Data section —
────

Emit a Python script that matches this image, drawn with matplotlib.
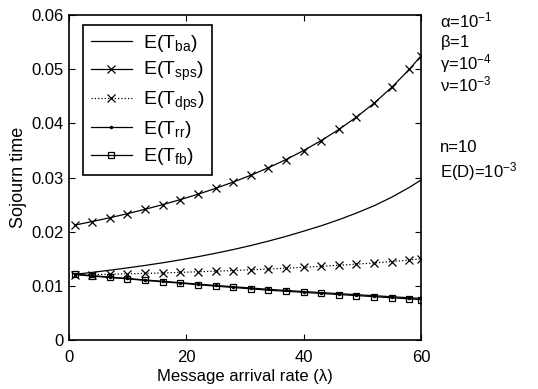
import matplotlib
matplotlib.use("Agg")
import matplotlib.pyplot as plt

plt.rcParams['font.family'] = ['Liberation Sans', 'DejaVu Sans']
plt.rcParams['mathtext.default'] = 'regular'

lam = [1, 4, 7, 10, 13, 16, 19, 22, 25, 28, 31, 34, 37, 40, 43, 46, 49, 52, 55, 58, 60]

t_ba = [0.01212, 0.01249, 0.01289, 0.01332, 0.01377, 0.01426, 0.01480, 0.01538, 0.01602,
        0.01670, 0.01745, 0.01826, 0.01914, 0.02010, 0.02110, 0.02222, 0.02345, 0.02480,
        0.02638, 0.02819, 0.02956]
t_sps = [0.02121, 0.02188, 0.02258, 0.02333, 0.02414, 0.02500, 0.02593, 0.02692, 0.02800,
         0.02917, 0.03043, 0.03182, 0.03333, 0.03500, 0.03684, 0.03889, 0.04118, 0.04375,
         0.04667, 0.05000, 0.05250]
t_dps = [0.01200, 0.01207, 0.01214, 0.01222, 0.01230, 0.01239, 0.01249, 0.01260, 0.01271,
         0.01283, 0.01297, 0.01311, 0.01326, 0.01343, 0.01361, 0.01380, 0.01401, 0.01424,
         0.01449, 0.01476, 0.01500]
t_rr = [0.01215, 0.01188, 0.01162, 0.01136, 0.01109, 0.01084, 0.01059, 0.01033, 0.01008,
        0.00984, 0.00960, 0.00936, 0.00915, 0.00895, 0.00875, 0.00856, 0.00837, 0.00818,
        0.00799, 0.00780, 0.00768]
t_fb = [0.01210, 0.01180, 0.01155, 0.01130, 0.01100, 0.01075, 0.01050, 0.01020, 0.00995,
        0.00970, 0.00945, 0.00920, 0.00900, 0.00880, 0.00860, 0.00840, 0.00820, 0.00800,
        0.00780, 0.00760, 0.00745]

labels = [r'E(T$_{ba}$)', r'E(T$_{sps}$)', r'E(T$_{dps}$)', r'E(T$_{rr}$)', r'E(T$_{fb}$)']
xticks = [0, 20, 40, 60]
yticks = [0, 0.01, 0.02, 0.03, 0.04, 0.05, 0.06]
ytick_labels = ['0', '0.01', '0.02', '0.03', '0.04', '0.05', '0.06']
params = [r'$\alpha$=10$^{-1}$', r'$\beta$=1', r'$\gamma$=10$^{-4}$', r'$\nu$=10$^{-3}$']
params2 = ['n=10', r'E(D)=10$^{-3}$']

fig = plt.figure(figsize=(5.38, 3.89), dpi=100)
ax = fig.add_axes([0.1277, 0.126, 0.655, 0.835])

lw = 0.9
ax.plot(lam, t_ba, '-', color='k', lw=lw, label=labels[0])
ax.plot(lam, t_sps, '-', color='k', lw=lw, marker='x', ms=6, mew=0.9, label=labels[1])
ax.plot(lam, t_dps, ':', color='k', lw=lw, marker='x', ms=6, mew=0.9, label=labels[2])
ax.plot(lam, t_rr, '-', color='k', lw=lw, marker='.', ms=3, label=labels[3])
ax.plot(lam, t_fb, '-', color='k', lw=lw, marker='s', ms=5, mfc='none', mew=0.9, label=labels[4])

ax.set_xlim(0, 60)
ax.set_ylim(0, 0.06)
ax.set_xticks(xticks)
ax.set_xticklabels([str(v) for v in xticks])
ax.set_yticks(yticks)
ax.set_yticklabels(ytick_labels)
ax.tick_params(direction='in', top=True, right=True, length=4, width=0.8, labelsize=12)
ax.tick_params(axis='x', pad=7)
for s in ax.spines.values():
    s.set_linewidth(1.2)

ax.set_xlabel('Message arrival rate (\u03bb)', fontsize=12, labelpad=3)
ax.set_ylabel('Sojourn time', fontsize=13)
ax.yaxis.set_label_coords(-0.118, 0.5)

leg = ax.legend(loc='upper left', bbox_to_anchor=(0.0406, 0.969), borderaxespad=0,
                fontsize=14, frameon=True, fancybox=False, edgecolor='k', framealpha=1,
                handlelength=2.1, handletextpad=0.6, labelspacing=0.32,
                borderpad=0.4)
leg.get_frame().set_linewidth(1.2)

ys = [0.947, 0.892, 0.837, 0.782]
for t, y in zip(params, ys):
    fig.text(0.818, y, t, fontsize=12, va='center', ha='left')
for t, y in zip(params2, [0.62, 0.56]):
    fig.text(0.818, y, t, fontsize=12, va='center', ha='left')

fig.savefig('out.png', dpi=100)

────

Description of the task — Go from the first line of the listing to the line holding "plt.rcParams['mathtext.default'] = 'regular'" and, please, transcribe those lines exactly, both included, with no pictures.

Result —
Emit a Python script that matches this image, drawn with matplotlib.
import matplotlib
matplotlib.use("Agg")
import matplotlib.pyplot as plt

plt.rcParams['font.family'] = ['Liberation Sans', 'DejaVu Sans']
plt.rcParams['mathtext.default'] = 'regular'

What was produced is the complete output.